=== Short task ===
Shown below is a listing with pictures; reproduce exactly, and only, the lines between the ones containing "Reproduce this chart with Apache ECharts." and "6000, 7000, 8000];", inclusive, leaving the pictures out.

=== Dataset records ===
⁂

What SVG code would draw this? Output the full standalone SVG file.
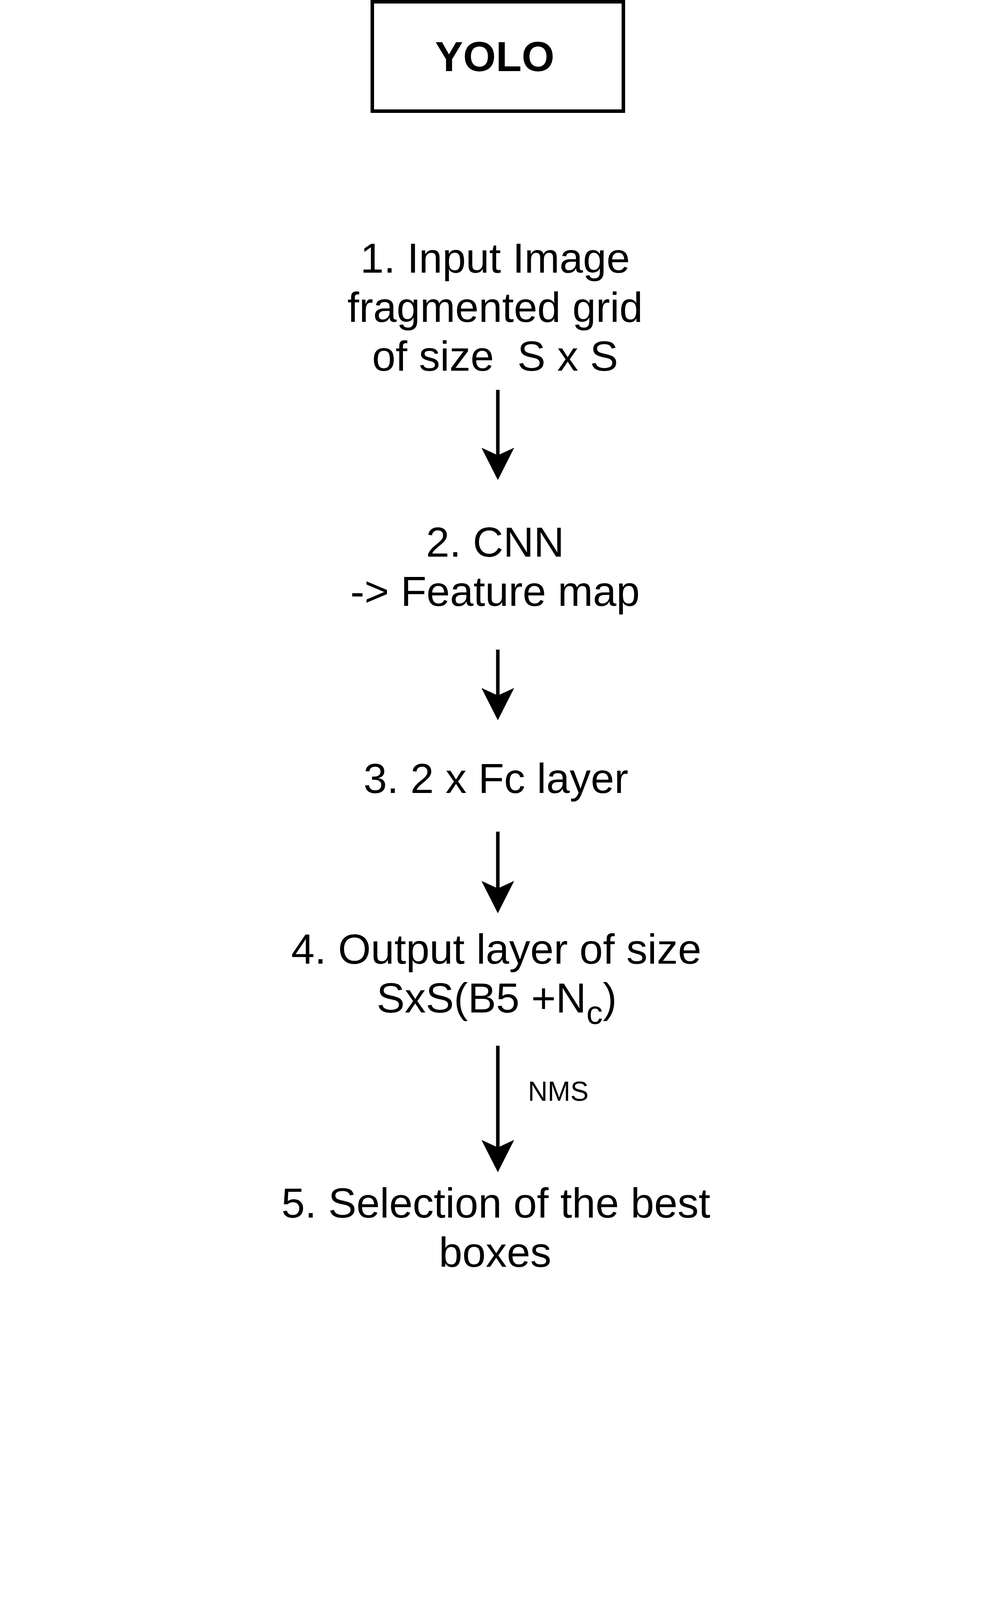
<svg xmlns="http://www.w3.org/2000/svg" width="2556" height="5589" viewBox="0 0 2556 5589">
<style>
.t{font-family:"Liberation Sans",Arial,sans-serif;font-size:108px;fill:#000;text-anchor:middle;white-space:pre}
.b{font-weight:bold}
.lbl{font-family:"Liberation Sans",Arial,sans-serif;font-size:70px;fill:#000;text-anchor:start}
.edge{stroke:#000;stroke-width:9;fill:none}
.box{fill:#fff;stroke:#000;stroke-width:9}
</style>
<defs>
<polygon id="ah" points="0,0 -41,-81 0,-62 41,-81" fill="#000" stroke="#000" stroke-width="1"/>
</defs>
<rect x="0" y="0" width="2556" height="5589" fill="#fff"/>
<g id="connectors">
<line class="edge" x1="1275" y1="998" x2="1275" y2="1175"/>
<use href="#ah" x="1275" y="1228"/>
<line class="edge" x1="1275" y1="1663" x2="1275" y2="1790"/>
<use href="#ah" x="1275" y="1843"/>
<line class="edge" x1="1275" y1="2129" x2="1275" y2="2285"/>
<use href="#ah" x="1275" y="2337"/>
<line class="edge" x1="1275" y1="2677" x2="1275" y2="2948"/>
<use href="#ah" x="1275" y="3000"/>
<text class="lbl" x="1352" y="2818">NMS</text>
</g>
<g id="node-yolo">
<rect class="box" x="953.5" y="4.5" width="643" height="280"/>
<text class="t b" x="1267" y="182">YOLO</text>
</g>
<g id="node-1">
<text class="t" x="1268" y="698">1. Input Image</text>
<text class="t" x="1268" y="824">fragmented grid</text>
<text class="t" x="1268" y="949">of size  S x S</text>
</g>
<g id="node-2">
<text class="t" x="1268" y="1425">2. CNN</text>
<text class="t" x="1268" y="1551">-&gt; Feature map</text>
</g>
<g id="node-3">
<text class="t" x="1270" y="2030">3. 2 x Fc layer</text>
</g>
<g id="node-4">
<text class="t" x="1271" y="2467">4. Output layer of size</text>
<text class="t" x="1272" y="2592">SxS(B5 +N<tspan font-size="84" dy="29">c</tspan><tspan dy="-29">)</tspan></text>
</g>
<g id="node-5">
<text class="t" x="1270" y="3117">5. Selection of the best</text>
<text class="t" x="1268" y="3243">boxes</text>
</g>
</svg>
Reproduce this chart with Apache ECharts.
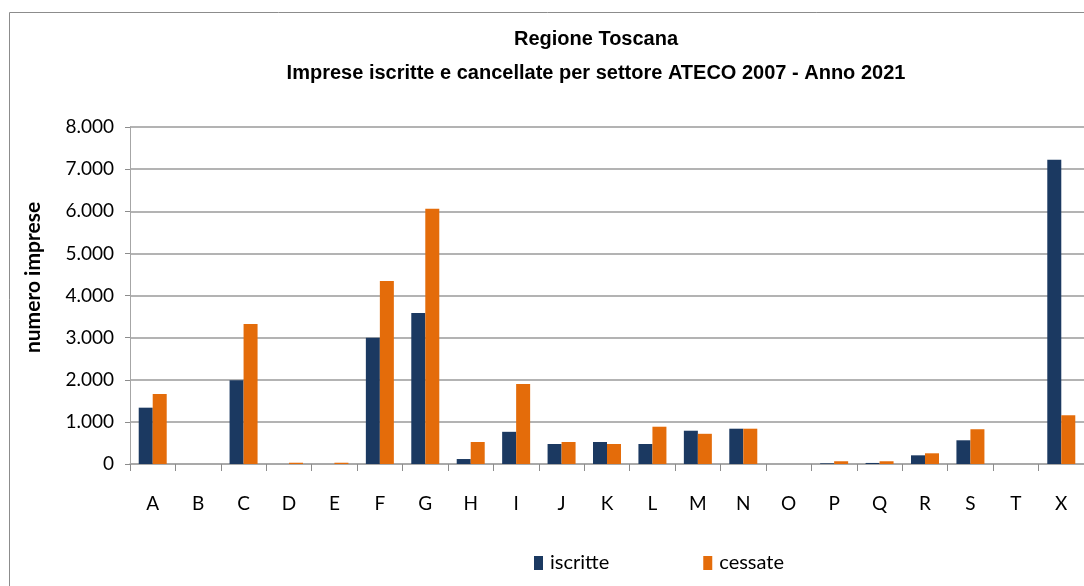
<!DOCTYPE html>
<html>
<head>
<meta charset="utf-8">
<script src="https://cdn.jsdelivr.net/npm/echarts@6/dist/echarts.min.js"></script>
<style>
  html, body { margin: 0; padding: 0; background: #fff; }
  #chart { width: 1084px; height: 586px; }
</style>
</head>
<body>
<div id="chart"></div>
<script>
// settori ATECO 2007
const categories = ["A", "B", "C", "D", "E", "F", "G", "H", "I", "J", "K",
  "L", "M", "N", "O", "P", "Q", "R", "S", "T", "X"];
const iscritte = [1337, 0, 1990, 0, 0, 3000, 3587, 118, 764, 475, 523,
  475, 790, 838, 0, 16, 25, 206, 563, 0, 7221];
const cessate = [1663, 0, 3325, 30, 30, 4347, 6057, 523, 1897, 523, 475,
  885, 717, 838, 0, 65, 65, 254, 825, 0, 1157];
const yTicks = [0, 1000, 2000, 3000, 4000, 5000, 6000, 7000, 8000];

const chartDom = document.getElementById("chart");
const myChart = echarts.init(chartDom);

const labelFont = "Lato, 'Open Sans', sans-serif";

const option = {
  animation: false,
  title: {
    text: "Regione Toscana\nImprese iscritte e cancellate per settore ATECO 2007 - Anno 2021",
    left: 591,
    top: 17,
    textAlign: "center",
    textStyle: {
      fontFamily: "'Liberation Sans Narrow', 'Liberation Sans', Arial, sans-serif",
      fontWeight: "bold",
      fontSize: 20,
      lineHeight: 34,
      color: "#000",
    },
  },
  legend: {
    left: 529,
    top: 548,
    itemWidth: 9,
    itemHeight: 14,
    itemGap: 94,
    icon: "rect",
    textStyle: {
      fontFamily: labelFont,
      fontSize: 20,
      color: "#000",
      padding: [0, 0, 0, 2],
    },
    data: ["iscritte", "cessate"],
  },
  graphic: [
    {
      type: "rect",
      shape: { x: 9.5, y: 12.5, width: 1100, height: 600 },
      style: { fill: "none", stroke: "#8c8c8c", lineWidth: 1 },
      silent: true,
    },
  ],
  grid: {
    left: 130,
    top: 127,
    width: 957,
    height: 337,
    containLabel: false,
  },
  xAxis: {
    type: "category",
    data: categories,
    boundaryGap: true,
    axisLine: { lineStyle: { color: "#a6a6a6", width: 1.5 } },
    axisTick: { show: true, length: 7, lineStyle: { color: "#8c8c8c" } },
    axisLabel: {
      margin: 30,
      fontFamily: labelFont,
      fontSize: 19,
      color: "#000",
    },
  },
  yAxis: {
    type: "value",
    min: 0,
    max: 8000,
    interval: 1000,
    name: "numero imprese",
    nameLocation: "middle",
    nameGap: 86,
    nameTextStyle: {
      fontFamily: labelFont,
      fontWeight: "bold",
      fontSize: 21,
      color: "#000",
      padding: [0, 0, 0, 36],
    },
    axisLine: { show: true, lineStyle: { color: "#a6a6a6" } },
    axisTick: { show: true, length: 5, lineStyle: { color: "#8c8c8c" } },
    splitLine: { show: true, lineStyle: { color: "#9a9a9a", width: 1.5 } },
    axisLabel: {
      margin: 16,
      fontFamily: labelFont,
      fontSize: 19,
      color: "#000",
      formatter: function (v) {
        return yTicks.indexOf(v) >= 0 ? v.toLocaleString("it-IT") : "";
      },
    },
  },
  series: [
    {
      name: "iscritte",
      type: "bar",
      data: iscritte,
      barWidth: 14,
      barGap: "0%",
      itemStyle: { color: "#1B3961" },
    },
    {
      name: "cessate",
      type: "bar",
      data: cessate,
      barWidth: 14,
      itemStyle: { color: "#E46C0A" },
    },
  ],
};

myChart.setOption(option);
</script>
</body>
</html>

⁂

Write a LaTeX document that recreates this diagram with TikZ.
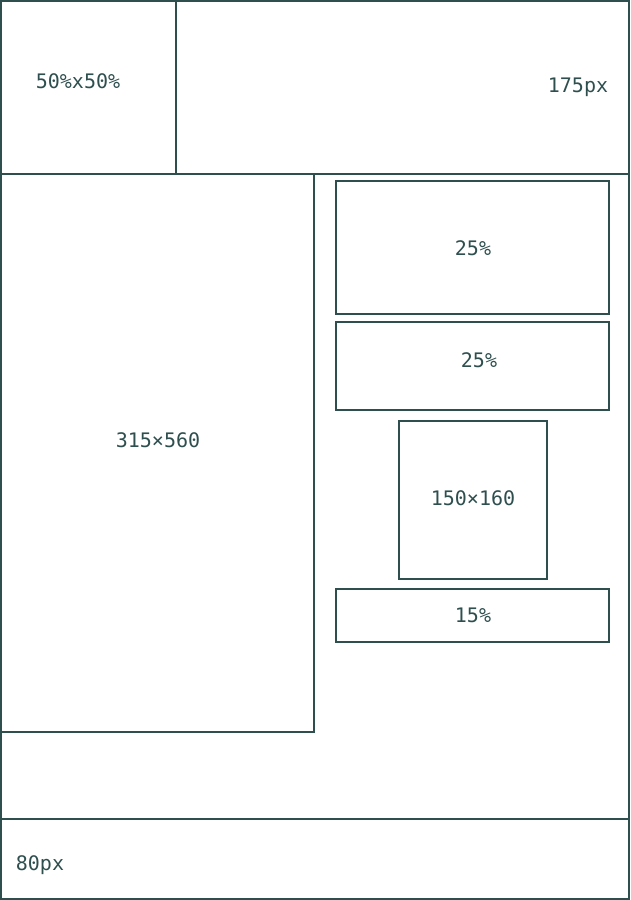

⁂

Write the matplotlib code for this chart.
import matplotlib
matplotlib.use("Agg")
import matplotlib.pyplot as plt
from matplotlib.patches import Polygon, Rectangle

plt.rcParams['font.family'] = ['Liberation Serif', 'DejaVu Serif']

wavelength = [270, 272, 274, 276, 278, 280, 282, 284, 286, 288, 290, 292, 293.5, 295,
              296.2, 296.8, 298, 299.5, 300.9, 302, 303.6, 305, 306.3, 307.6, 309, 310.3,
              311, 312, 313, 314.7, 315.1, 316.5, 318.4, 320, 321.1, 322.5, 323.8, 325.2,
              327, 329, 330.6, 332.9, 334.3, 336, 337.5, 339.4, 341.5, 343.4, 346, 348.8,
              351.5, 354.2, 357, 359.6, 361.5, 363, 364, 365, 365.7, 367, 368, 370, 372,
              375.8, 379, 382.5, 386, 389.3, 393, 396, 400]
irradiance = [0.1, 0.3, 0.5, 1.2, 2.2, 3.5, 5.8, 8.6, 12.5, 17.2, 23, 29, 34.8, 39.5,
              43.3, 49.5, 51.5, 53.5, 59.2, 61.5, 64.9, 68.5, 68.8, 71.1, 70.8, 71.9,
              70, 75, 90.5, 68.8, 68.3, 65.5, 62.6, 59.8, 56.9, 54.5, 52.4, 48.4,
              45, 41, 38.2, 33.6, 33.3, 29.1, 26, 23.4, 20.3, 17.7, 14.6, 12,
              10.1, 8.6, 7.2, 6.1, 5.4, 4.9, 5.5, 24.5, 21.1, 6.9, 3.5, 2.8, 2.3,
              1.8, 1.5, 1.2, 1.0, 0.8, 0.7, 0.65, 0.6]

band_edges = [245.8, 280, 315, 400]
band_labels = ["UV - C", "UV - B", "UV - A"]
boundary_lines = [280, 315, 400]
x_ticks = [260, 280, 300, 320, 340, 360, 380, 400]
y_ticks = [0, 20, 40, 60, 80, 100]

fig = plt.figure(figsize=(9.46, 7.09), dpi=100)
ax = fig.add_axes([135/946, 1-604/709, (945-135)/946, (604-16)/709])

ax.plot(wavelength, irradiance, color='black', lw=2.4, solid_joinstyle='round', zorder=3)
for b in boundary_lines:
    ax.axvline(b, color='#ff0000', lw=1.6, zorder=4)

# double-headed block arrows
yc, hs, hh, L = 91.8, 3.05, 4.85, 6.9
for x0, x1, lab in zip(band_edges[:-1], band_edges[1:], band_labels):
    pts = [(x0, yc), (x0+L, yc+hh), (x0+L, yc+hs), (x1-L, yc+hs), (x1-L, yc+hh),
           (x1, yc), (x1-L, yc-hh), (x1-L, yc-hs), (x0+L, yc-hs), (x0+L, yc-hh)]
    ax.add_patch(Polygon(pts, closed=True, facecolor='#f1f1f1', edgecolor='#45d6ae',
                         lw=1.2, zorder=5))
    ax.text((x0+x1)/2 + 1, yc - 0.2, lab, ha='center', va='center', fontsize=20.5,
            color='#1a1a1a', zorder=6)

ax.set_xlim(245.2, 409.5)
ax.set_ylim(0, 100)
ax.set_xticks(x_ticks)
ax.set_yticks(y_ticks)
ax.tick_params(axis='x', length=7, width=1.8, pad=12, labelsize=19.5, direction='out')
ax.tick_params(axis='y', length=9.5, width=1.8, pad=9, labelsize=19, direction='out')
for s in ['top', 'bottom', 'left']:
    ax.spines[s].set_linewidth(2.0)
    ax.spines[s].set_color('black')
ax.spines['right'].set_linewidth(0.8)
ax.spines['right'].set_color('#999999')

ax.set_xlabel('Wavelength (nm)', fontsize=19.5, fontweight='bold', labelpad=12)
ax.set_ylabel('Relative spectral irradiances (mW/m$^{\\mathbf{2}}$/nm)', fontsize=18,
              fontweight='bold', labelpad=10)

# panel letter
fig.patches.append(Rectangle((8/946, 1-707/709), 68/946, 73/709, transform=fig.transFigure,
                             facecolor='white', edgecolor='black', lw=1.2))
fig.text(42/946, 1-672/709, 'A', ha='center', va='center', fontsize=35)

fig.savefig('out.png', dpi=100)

⁂

=== Result for this task ===
Reproduce this chart with Apache ECharts.
<!DOCTYPE html>
<html>
<head>
<meta charset="utf-8">
<script src="https://cdn.jsdelivr.net/npm/echarts@6/dist/echarts.min.js"></script>
<style>
  html, body { margin: 0; padding: 0; background: #fff; }
  #chart { width: 1084px; height: 586px; }
</style>
</head>
<body>
<div id="chart"></div>
<script>
// settori ATECO 2007
const categories = ["A", "B", "C", "D", "E", "F", "G", "H", "I", "J", "K",
  "L", "M", "N", "O", "P", "Q", "R", "S", "T", "X"];
const iscritte = [1337, 0, 1990, 0, 0, 3000, 3587, 118, 764, 475, 523,
  475, 790, 838, 0, 16, 25, 206, 563, 0, 7221];
const cessate = [1663, 0, 3325, 30, 30, 4347, 6057, 523, 1897, 523, 475,
  885, 717, 838, 0, 65, 65, 254, 825, 0, 1157];
const yTicks = [0, 1000, 2000, 3000, 4000, 5000, 6000, 7000, 8000];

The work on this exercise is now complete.